He couldn’t walk when she first met him, but all of that changed two years later.

“One of my former teachers went and sent a video back of him walking up the stairs of the orphanage and just giggling,” Clanton said. “He was so happy to be walking up the stairs. I couldn’t imagine anything more inspiring.”

Clanton said the people at the orphanage did not know what was wrong with him. “They called him ‘failure to grow.’ It was an expression they used when didn’t really know what was wrong with the children,” she said. “He had come from the jungle, and several of the children who came from the jungle just didn’t move.”

The Brookhaven native said watching the children move is like witnessing a miracle. The experiences at Casa de Fe have inspired her to major in kinesiology with a Spanish minor at Mississippi State University after she graduates from Brookhaven Academy this year.

The Brookhaven community has supported Casa de Fe since First Baptist Church of Brookhaven member Patti Sue Arnold founded the orphanage in 2011.

Arnold now lives in Ecuador fulfilling this mission of taking care of the mentally, physically and spiritually disabled children.

“The jungle tribes in the Amazon believed that any children born with a disability was possessed by the devil and they had to kill it,” Clanton said. “The parents of the newborn babies couldn’t bear to see that so they would hike several days through the jungle into the city of Shell, Ecuador.”

The orphanage is one of the safe havens in Ecuador still saving children’s lives today.

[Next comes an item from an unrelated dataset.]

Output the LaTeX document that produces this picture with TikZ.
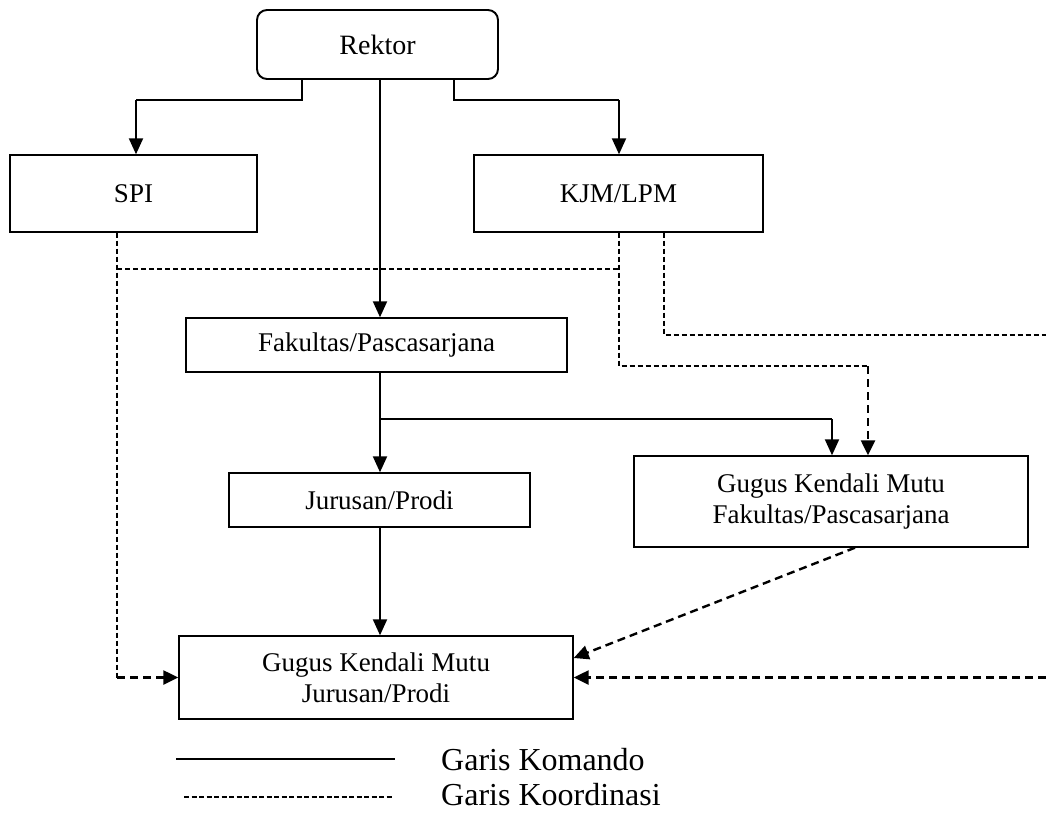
\documentclass[tikz,border=0pt]{standalone}
\usepackage{fontspec}
\setmainfont{Liberation Serif}
\usetikzlibrary{arrows.meta}
\begin{document}
\begin{tikzpicture}[x=1pt,y=-1pt,
  box/.style={draw=black, line width=1.4pt, inner sep=0pt, align=center,
    font=\fontsize{27}{31}\selectfont},
  thinline/.style={line width=1.2pt},
  cmdarrow/.style={line width=2pt, -{Triangle[length=16pt,width=14pt]}},
  coord/.style={line width=1.2pt, dash pattern=on 5pt off 3pt},
  coordarrow/.style={line width=2.4pt, dash pattern=on 8pt off 5pt, -{Triangle[length=15pt,width=14pt]}},
  legdash/.style={line width=1.5pt, dash pattern=on 5pt off 2.5pt},
  legtext/.style={anchor=west, inner sep=0pt, font=\fontsize{32}{36}\selectfont}]
\useasboundingbox (0,0) rectangle (1046,812);

% boxes
\node[box, line width=1.9pt, rounded corners=10pt, minimum width=241pt, minimum height=69pt,
  font=\fontsize{28}{32}\selectfont] (rek) at (377.5,44.5) {Rektor};
\node[box, minimum width=247pt, minimum height=77pt] (spi) at (133.5,193.5) {SPI};
\node[box, minimum width=289pt, minimum height=77pt] (kjm) at (618.5,193.5) {KJM/LPM};
\node[box, minimum width=381pt, minimum height=54pt] (fak) at (376.5,345) {Fakultas/Pascasarjana};
\node[box, minimum width=301pt, minimum height=54pt] (jur) at (379.5,500) {Jurusan/Prodi};
\node[box, minimum width=394pt, minimum height=91pt] (gkf) at (831,501.5) {Gugus Kendali Mutu\\Fakultas/Pascasarjana};
\node[box, minimum width=394pt, minimum height=83pt] (gkj) at (376,677.5) {Gugus Kendali Mutu\\Jurusan/Prodi};

% command lines
\coordinate (c1) at (302,100);
\coordinate (c2) at (136,100);
\coordinate (c3) at (454,100);
\coordinate (c4) at (619,100);
\coordinate (cx) at (380,0);
\draw[thinline] (c1 |- rek.south) -- (c1) -- (c2);
\draw[cmdarrow] (c2) -- (c2 |- spi.north);
\draw[thinline] (c3 |- rek.south) -- (c3) -- (c4);
\draw[cmdarrow] (c4) -- (c4 |- kjm.north);
\draw[cmdarrow] (cx |- rek.south) -- (cx |- fak.north);
\draw[cmdarrow] (cx |- fak.south) -- (cx |- jur.north);
\coordinate (h1) at (380,419);
\coordinate (h2) at (832,419);
\draw[thinline] (h1) -- (h2);
\draw[cmdarrow] (h2) -- (h2 |- gkf.north);
\draw[cmdarrow] (cx |- jur.south) -- (cx |- gkj.north);

% coordination lines
\coordinate (d1) at (117,269);
\coordinate (d2) at (117,677.5);
\coordinate (k1) at (619,366);
\coordinate (k2) at (868,366);
\coordinate (k3) at (664,335);
\coordinate (k4) at (1046,335);
\coordinate (r1) at (1046,677.5);
\coordinate (g1) at (855,0);
\draw[coord] (d1 |- spi.south) -- (d2);
\draw[coordarrow] (d2) -- (gkj.west);
\draw[coord] (d1) -- (d1 -| k1);
\draw[coord] (k1 |- kjm.south) -- (k1) -- (k2);
\draw[coordarrow] (k2) -- (k2 |- gkf.north);
\draw[coord] (k3 |- kjm.south) -- (k3) -- (k4);
\draw[coordarrow] (r1) -- (gkj.east);
\draw[coordarrow] (g1 |- gkf.south) -- ([yshift=19.5pt]gkj.east);

% legend
\coordinate (l1) at (176,759);
\coordinate (l2) at (395,759);
\coordinate (l3) at (184,797);
\coordinate (l4) at (393,797);
\draw[thinline] (l1) -- (l2);
\draw[legdash] (l3) -- (l4);
\node[legtext] (t1) at (441,760) {Garis Komando};
\node[legtext] (t2) at (441,795) {Garis Koordinasi};
\end{tikzpicture}
\end{document}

Clanton did not know what she was getting into in 2013, but she is so thankful she went to the orphanage.

She is learning how to speak Spanish so she’ll be able to have conversations with the children this summer.

She wants to share her faith by sharing devotions iwth children in their language. She also wants to talk to the young women who came from the government to the orphanage. Most were raped and abused.

“The thing that I really want to express to them is that they’re more than they think they are,” Clanton said. “They have such low self-esteem.”

Clanton credits Casa de Fe for helping her find her purpose in life. She encourages others to volunteer there as well.

“This is real life. You go home and think this is fairy tale life, and it’s not what matters,” Clanton said. “There would be a lot less problems in society if people went to see because they would understand what really matters.”

Clanton will start at MSU in the fall with aspirations to start her own clinic in Mississippi for children with disabilities after she receives her doctoral degree.